Kementan Dorong Kerjasama antar Lembaga Hadapi Tantangan Resistensi Antimikroba
Bogor – Kementerian Pertanian (Kementan) melalui Balai Besar Pengujian Mutu dan Sertifikasi Obat Hewan (BBPMSOH) menerima kunjungan kerja dari Kementerian Koordinator Bidang Pembangunan Manusia dan Kebudayaan (Kemenko PMK) RI, didampingi dengan FAO, dan WHO pada tanggal 30 Juni 2025 sampai 1 Juli 2025. Kunjungan ini menjadi bagian dari upaya penyusunan payung kebijakan pengendalian dan resistansi antimikroba (AMR).

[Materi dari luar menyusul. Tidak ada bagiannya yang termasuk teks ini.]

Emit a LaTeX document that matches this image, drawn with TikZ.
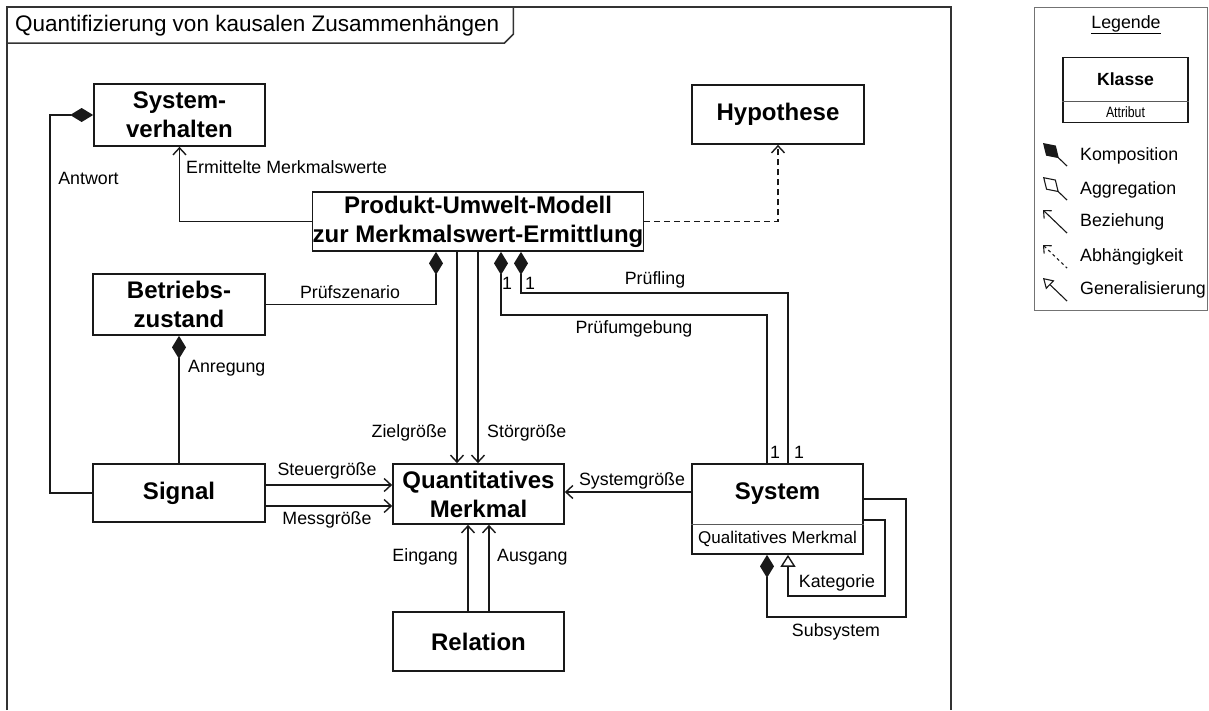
\documentclass[tikz,border=0pt]{standalone}
\usepackage{fontspec}
\setmainfont{Liberation Sans}
\newfontfamily\narrowfont[FakeStretch=0.82]{Liberation Sans}
\usetikzlibrary{arrows.meta,calc}

\newcommand\boxfont{\fontsize{24}{29}\selectfont\bfseries}
\newcommand\labfont{\fontsize{17.8}{21}\selectfont}
\newcommand\titlefont{\fontsize{22.5}{27}\selectfont}
\newcommand\attrfont{\fontsize{17}{20}\selectfont}
\newcommand\legbold{\fontsize{17.6}{21}\selectfont\bfseries}
\newcommand\smallattr{\narrowfont\fontsize{15}{17}\selectfont}

\begin{document}
\begin{tikzpicture}[x=1pt,y=-1pt,
  cls/.style={draw=black!90, line width=1.7pt, inner sep=0pt, align=center, font=\boxfont},
  conn/.style={draw=black!90, line width=1.4pt},
  assoc/.style={conn, -{Straight Barb[length=7pt,width=13pt]}},
  comp/.style={conn, {Diamond[length=23pt,width=14pt]}-},
  gen/.style={conn, -{Triangle[open,length=12pt,width=15pt]}},
  dep/.style={conn, dash pattern=on 6pt off 4pt, -{Straight Barb[length=7pt,width=13pt]}},
  lab/.style={font=\labfont, inner sep=0pt},
  framestyle/.style={draw=black!80, line width=2pt},
  legicon/.style={draw=black!90, line width=1.1pt},
]
\useasboundingbox (0,0) rectangle (1209,710);

% outer frame with title tab
\draw[framestyle] (7,710) -- (7,7) -- (951,7) -- (951,710);
\node[font=\titlefont, anchor=west, inner sep=0pt] (title) at (15,26) {Quantifizierung von kausalen Zusammenhängen};
\coordinate (tabx) at ([xshift=14pt]title.east);
\coordinate (tabB) at (tabx |- 0,43);
\draw[framestyle, line width=1.5pt] (7,43) -- ([xshift=-9pt]tabB) -- ([yshift=9pt]tabB) -- (tabx |- 0,7);

% classes
\node[cls, minimum width=171, minimum height=62] (sv) at (179.5,115) {System-\\verhalten};
\node[cls, minimum width=172, minimum height=61] (bz) at (179,304.5) {Betriebs-\\zustand};
\node[cls, minimum width=172, minimum height=58] (sig) at (179,493) {Signal};
\node[cls, minimum width=310, minimum height=59] (pum) at (478,221.5) {Produkt-Umwelt-Modell\\zur Merkmalswert-Ermittlung};
\node[cls, minimum width=172, minimum height=59] (hyp) at (778,114.5) {Hypothese};
\node[cls, minimum width=171, minimum height=60] (qm) at (478.5,494) {Quantitatives\\Merkmal};
\node[cls, minimum width=171, minimum height=59] (relation) at (478.5,641.5) {Relation};
\node[cls, minimum width=171, minimum height=90] (sys) at (777.5,509) {};
\node[font=\boxfont, inner sep=0pt] (systitle) at (777.5,494) {System};
\node[font=\attrfont, inner sep=0pt] (sysattr) at (777.5,539) {Qualitatives Merkmal};
\draw[line width=1pt, black!65] (sys.west |- 0,524) -- (sys.east |- 0,524);

% connectors
\draw[comp] (sv.west) -- ++(-43,0) |- (sig.west);
\draw[assoc] (pum.west) -| (sv.south);
\draw[dep] (pum.east) -| (hyp.south);
\draw[comp] (pum.south -| 436,0) |- (bz.east);
\draw[assoc] (pum.south -| 457,0) -- (qm.north -| 457,0);
\draw[assoc] (pum.south -| 478,0) -- (qm.north -| 478,0);
\draw[comp] (pum.south -| 501,0) |- (767,315) -- (sys.north -| 767,0);
\draw[comp] (pum.south -| 521,0) |- (788,293) -- (sys.north -| 788,0);
\draw[assoc] (sig.east |- 0,485) -- (qm.west |- 0,485);
\draw[assoc] (sig.east |- 0,506) -- (qm.west |- 0,506);
\draw[assoc] (sys.west |- 0,492) -- (qm.east |- 0,492);
\draw[assoc] (relation.north -| 468,0) -- (qm.south -| 468,0);
\draw[assoc] (relation.north -| 489,0) -- (qm.south -| 489,0);
\draw[comp] (bz.south) -- (sig.north);
\draw[gen] (sys.east |- 0,520) -| (885,596) -| (sys.south -| 788,0);
\draw[comp] (sys.south -| 767,0) |- (906,617) |- (sys.east |- 0,499);

% connector labels
\node[lab] (lAntwort) at (88.5,178) {Antwort};
\node[lab, anchor=west] (lErm) at (186,167) {Ermittelte Merkmalswerte};
\node[lab] (lPsz) at (350,292) {Prüfszenario};
\node[lab, anchor=west] (lAnr) at (188,368) {Anregung};
\node[lab, anchor=east] (lZiel) at (447,433) {Zielgröße};
\node[lab, anchor=west] (lStoer) at (487,433) {Störgröße};
\node[lab] (lSteuer) at (327,471) {Steuergröße};
\node[lab] (lMess) at (327,520) {Messgröße};
\node[lab] (lSysg) at (632,481) {Systemgröße};
\node[lab, anchor=east] (lEin) at (458,557) {Eingang};
\node[lab, anchor=west] (lAus) at (497,557) {Ausgang};
\node[lab] (lPrl) at (655,280) {Prüfling};
\node[lab] (lPru) at (634,329) {Prüfumgebung};
\node[lab] (lKat) at (837,583) {Kategorie};
\node[lab] (lSub) at (836,632) {Subsystem};
\node[lab] (m1) at (507,283) {1};
\node[lab] (m2) at (530,283) {1};
\node[lab] (m3) at (775,452) {1};
\node[lab] (m4) at (799,452) {1};

% legend
\draw[draw=black!55, line width=1pt] (1034,7) rectangle (1207,310);
\node[font=\labfont, inner sep=0pt] (leg) at (1126,25) {\underline{Legende}};
\node[draw=black!90, line width=1.3pt, minimum width=125, minimum height=65, inner sep=0pt] (kl) at (1125.5,90) {};
\node[font=\legbold, inner sep=0pt] (klname) at (1125.5,79) {Klasse};
\draw[line width=0.8pt, black!65] (kl.west |- 0,101) -- (kl.east |- 0,101);
\node[font=\smallattr, inner sep=0pt] (klattr) at (1125.5,112) {Attribut};

\coordinate (k1) at (1043,143); \coordinate (k2) at (1067,166);
\coordinate (a1) at (1043,177); \coordinate (a2) at (1067,200);
\coordinate (b1) at (1043,210); \coordinate (b2) at (1067,233);
\coordinate (d1) at (1043,245); \coordinate (d2) at (1067,268);
\coordinate (g1) at (1043,278); \coordinate (g2) at (1067,301);
\draw[legicon, {Diamond[length=22pt,width=14pt]}-] (k1) -- (k2);
\draw[legicon, {Diamond[open,length=22pt,width=14pt]}-] (a1) -- (a2);
\draw[legicon, {Straight Barb[length=6pt,width=11pt]}-] (b1) -- (b2);
\draw[legicon, dash pattern=on 3pt off 3pt, {Straight Barb[length=6pt,width=11pt]}-] (d1) -- (d2);
\draw[legicon, {Triangle[open,length=10pt,width=12pt]}-] (g1) -- (g2);
\node[lab, anchor=west] at (1080,156) {Komposition};
\node[lab, anchor=west] at (1080,190) {Aggregation};
\node[lab, anchor=west] at (1080,222) {Beziehung};
\node[lab, anchor=west] at (1080,257) {Abhängigkeit};
\node[lab, anchor=west] at (1080,290) {Generalisierung};
\end{tikzpicture}
\end{document}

Resistensi antimikroba (AMR) terjadi ketika mikroorganisme seperti bakteri, virus, jamur, dan protozoa kebal terhadap obat antimikroba, sehingga pengobatan menjadi tidak efektif. AMR menjadi ancaman serius bagi kesehatan manusia, hewan, dan tumbuhan.
Dalam sambutannya, Asisten Deputi Peningkatan Kapasitas dan Ketahanan Kesehatan Kemenko PMK, Nancy Dian Anggreini memaparkan pada tahun 2020 Kemenko PMK mendorong usaha dalam mendukung kegiatan resistensi antimikroba (AMR).
"Selanjutnya akan digelar aksi sesuai aturan PMK No. 7 tahun 2021 yang akan diadakan tahun 2025 – 2029, perlu diadakan forum diskusi untuk berbagi data antara BBPMSOH dengan BPOM mengenai perkembangan AMR saat ini." ujar Nancy.
Dari FAO, Farida C. Zenal menyarankan adanya kerjasama lebih lanjut di bidang penelitian oleh BRIN. Farida menggarisbawahi pentingnya kesadaran penggunaan Antimicrobial Use (AMU), pengawasan Antimicrobial Resistance (AMR) dan mitigasi dan risiko Antimicrobial Stewardship (AMS). AMS yaitu bagaimana menumbuhkan kesadaran Technical Services agar bahwa obat “A” tidak dijual di depan industri obat hewan terkait bahaya AMR ini.
Nora Arista dari WHO menyampaikan apresiasi hasil pengkajian oleh BBPMSOH. Hasilnya sejalan dengan hasil Global Antimicrobial Resistance and Use Surveillance System (GLASS) tahun 2023, yaitu untuk obat golongan flourokinolon semakin naik tren resistansinya.
Rekomendasi WHO pun sama dengan FAO yaitu perlu adanya forum diskusi ilmiah lebih lanjut antara berbagai stakeholder antara kesehatan manusia dan hewan, perlu diadakan data sharing, open data antar lembaga guna membuat kebijakan bersama yang bermuara pada kesehatan manusia dan hewan.
Kementerian bersama dinas perlu digalakkan agar pemanfaatannya dapat didorong secara optimal baik untuk kepentingan kesehatan manusia maupun kesehatan hewan.